WHAT THIS TASK INVOLVES: Reproduce exactly the run of lines from the one containing "Emit a web page" through the one containing "const y = d3.scaleLinear().domain([-89, 0]).range([904, 15]);". Pictures do not belong in the copy.

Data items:
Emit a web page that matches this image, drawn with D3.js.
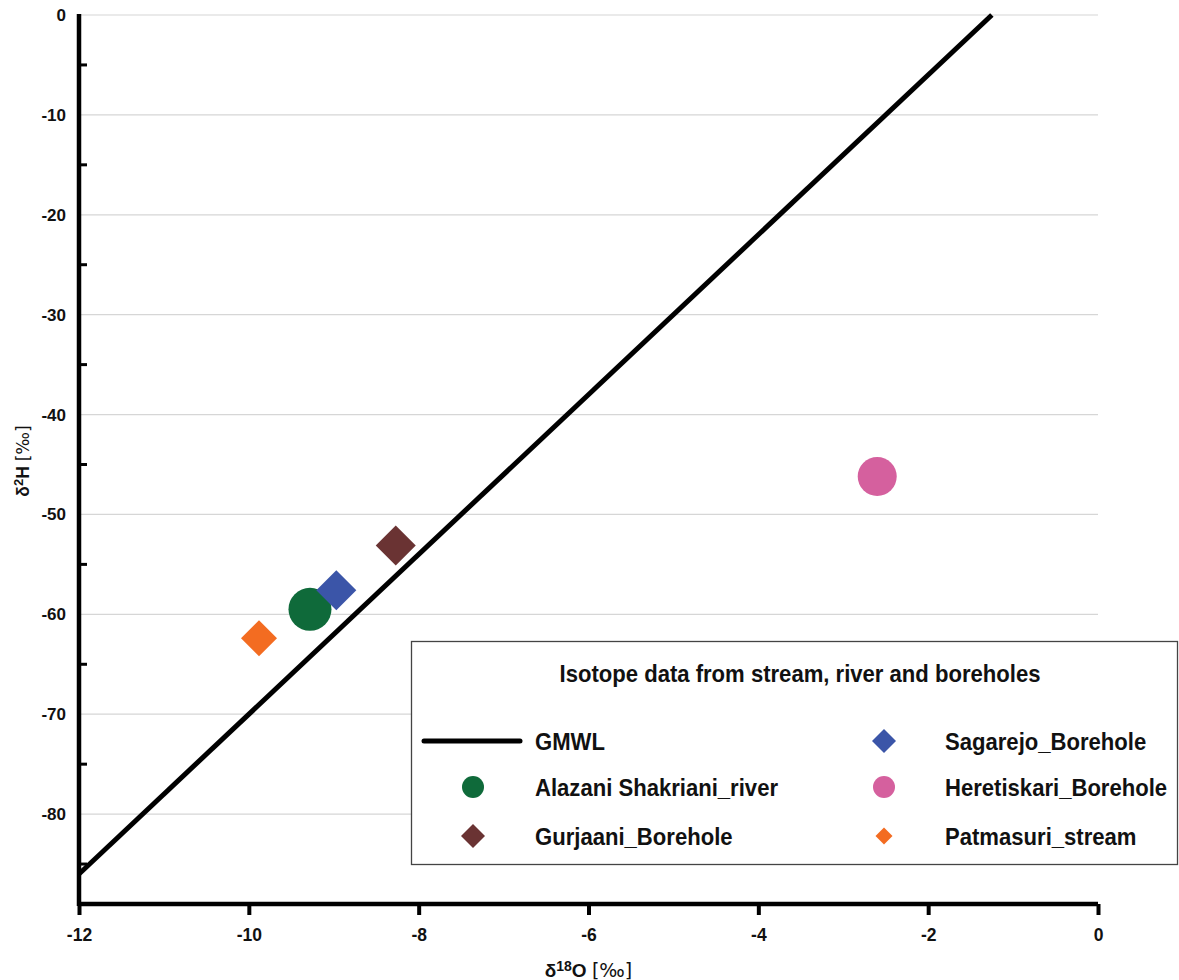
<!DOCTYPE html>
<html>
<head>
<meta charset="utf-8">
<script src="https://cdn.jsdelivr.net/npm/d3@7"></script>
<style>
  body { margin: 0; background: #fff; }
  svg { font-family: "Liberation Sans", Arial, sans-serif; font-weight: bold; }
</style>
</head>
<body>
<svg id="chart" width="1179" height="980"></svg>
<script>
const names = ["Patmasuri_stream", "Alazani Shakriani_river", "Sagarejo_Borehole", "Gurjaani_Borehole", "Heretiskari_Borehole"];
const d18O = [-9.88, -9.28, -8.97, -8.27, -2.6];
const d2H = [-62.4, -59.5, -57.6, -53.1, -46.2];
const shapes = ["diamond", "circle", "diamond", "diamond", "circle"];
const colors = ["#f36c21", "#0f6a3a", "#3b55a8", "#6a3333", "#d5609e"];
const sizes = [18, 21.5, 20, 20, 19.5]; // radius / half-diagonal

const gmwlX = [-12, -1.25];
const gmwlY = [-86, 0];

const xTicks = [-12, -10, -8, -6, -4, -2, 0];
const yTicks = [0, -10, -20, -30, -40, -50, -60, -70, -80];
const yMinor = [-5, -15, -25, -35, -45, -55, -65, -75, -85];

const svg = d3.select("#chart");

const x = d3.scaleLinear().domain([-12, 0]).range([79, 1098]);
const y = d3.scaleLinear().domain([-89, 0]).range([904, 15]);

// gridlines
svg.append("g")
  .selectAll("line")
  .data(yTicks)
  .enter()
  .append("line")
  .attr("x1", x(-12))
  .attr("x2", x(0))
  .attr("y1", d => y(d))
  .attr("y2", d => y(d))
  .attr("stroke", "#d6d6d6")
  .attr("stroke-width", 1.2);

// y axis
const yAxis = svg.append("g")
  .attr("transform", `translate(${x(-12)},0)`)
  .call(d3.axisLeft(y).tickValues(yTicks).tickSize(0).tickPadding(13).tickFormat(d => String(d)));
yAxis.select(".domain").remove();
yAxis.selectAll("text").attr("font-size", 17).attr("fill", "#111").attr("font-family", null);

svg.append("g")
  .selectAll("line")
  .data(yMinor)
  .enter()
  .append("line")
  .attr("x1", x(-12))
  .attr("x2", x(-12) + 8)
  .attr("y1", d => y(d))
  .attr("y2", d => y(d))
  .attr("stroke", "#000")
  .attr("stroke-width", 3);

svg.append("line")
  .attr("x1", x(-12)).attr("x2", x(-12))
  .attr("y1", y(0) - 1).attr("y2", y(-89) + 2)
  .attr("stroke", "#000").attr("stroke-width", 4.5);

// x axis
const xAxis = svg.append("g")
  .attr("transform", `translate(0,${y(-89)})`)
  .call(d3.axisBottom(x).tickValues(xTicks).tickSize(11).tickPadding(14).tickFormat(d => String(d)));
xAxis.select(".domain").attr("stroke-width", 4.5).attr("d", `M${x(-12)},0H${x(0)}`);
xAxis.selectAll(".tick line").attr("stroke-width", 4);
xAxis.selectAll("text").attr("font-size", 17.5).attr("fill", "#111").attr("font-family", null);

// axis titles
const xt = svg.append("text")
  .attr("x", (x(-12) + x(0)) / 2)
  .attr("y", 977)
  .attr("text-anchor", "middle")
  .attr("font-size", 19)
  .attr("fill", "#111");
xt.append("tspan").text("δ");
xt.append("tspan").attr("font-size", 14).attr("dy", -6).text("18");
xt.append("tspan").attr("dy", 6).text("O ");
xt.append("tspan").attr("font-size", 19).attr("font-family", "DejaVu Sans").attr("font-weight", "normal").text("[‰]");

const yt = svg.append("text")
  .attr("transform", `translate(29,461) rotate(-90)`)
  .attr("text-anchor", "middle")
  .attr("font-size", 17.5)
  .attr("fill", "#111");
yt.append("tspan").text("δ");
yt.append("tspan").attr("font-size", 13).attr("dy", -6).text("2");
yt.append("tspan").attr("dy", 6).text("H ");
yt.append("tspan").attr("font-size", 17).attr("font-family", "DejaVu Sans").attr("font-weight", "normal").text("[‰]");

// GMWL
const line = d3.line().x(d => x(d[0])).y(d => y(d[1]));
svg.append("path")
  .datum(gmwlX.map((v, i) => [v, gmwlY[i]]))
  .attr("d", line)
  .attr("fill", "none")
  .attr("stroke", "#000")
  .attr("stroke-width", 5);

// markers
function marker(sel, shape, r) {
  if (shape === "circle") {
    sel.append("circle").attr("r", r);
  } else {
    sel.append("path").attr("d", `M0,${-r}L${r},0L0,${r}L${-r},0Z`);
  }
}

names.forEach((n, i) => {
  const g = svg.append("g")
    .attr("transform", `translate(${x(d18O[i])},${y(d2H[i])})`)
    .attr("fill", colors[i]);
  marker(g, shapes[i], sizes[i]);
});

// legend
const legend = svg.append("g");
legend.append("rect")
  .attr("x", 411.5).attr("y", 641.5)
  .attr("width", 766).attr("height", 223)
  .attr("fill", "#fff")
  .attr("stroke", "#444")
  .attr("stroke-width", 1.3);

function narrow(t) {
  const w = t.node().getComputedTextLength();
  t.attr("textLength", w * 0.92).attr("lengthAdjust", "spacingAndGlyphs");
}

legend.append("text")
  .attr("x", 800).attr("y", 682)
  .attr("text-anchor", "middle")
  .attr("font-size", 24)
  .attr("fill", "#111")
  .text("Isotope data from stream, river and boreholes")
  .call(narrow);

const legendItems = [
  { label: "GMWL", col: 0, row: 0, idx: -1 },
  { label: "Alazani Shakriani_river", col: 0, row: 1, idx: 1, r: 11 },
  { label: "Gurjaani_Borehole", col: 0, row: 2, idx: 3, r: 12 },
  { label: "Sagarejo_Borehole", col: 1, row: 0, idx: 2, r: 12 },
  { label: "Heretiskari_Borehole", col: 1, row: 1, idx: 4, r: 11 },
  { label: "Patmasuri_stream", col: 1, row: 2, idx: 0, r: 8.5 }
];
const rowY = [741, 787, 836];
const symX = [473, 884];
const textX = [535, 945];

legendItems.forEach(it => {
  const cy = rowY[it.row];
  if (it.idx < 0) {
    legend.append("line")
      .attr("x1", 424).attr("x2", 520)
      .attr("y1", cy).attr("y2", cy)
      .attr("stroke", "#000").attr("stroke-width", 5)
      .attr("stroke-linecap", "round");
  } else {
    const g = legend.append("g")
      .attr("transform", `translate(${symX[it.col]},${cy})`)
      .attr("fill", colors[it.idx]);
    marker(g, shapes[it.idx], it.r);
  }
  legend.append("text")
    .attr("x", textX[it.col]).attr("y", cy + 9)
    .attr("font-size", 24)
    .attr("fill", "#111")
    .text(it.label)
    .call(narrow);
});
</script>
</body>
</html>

* * *

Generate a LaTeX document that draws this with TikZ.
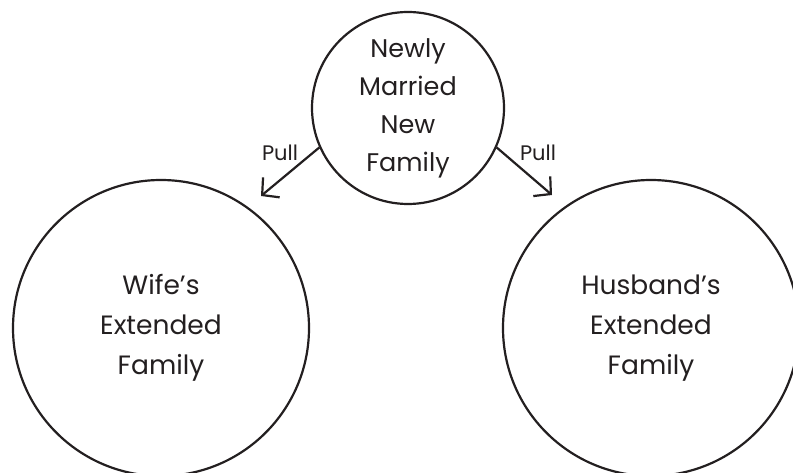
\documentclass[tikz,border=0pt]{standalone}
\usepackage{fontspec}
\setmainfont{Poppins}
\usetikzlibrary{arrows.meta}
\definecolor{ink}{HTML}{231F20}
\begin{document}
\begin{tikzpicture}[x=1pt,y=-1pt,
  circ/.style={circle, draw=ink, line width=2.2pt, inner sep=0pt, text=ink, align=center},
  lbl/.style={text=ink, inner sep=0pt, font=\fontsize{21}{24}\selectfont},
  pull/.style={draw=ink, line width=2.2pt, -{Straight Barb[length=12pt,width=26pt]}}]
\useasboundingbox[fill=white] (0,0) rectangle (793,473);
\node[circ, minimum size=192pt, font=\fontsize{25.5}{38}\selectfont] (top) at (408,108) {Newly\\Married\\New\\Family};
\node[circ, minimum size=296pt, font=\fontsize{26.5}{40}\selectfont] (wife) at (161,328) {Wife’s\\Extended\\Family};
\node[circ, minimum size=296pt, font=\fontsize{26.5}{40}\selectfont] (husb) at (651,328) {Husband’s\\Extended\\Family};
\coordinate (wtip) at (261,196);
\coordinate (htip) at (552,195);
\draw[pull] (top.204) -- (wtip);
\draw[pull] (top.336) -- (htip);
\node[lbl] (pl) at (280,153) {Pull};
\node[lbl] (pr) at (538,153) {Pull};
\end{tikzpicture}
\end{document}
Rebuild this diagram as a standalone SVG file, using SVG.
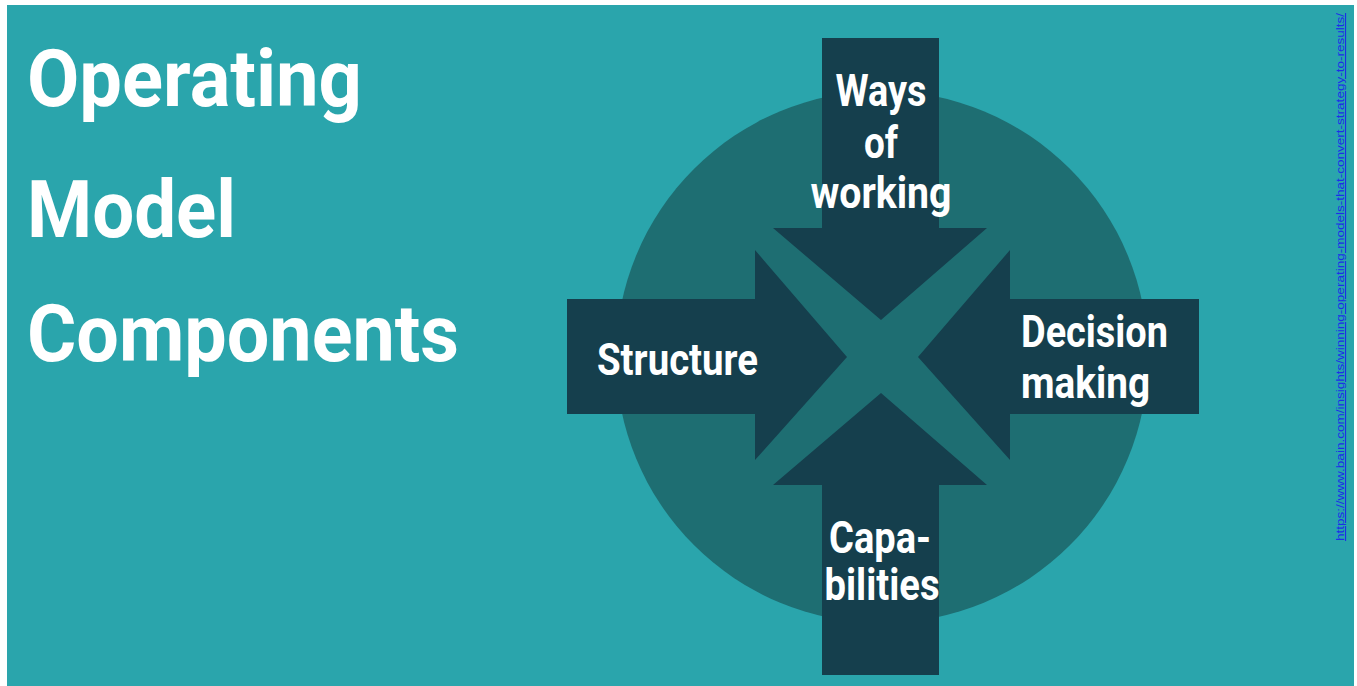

FINAL RESULT:
Emit a web page that matches this image, drawn with D3.js.
<!DOCTYPE html>
<html>
<head>
<meta charset="utf-8">
<script src="https://cdn.jsdelivr.net/npm/d3@7"></script>
<style>
  body { margin: 0; background: #fff; }
  svg { font-family: "Liberation Sans", Arial, sans-serif; font-weight: bold; }
</style>
</head>
<body>
<svg id="chart" width="1179" height="980"></svg>
<script>
const names = ["Patmasuri_stream", "Alazani Shakriani_river", "Sagarejo_Borehole", "Gurjaani_Borehole", "Heretiskari_Borehole"];
const d18O = [-9.88, -9.28, -8.97, -8.27, -2.6];
const d2H = [-62.4, -59.5, -57.6, -53.1, -46.2];
const shapes = ["diamond", "circle", "diamond", "diamond", "circle"];
const colors = ["#f36c21", "#0f6a3a", "#3b55a8", "#6a3333", "#d5609e"];
const sizes = [18, 21.5, 20, 20, 19.5]; // radius / half-diagonal

const gmwlX = [-12, -1.25];
const gmwlY = [-86, 0];

const xTicks = [-12, -10, -8, -6, -4, -2, 0];
const yTicks = [0, -10, -20, -30, -40, -50, -60, -70, -80];
const yMinor = [-5, -15, -25, -35, -45, -55, -65, -75, -85];

const svg = d3.select("#chart");

const x = d3.scaleLinear().domain([-12, 0]).range([79, 1098]);
const y = d3.scaleLinear().domain([-89, 0]).range([904, 15]);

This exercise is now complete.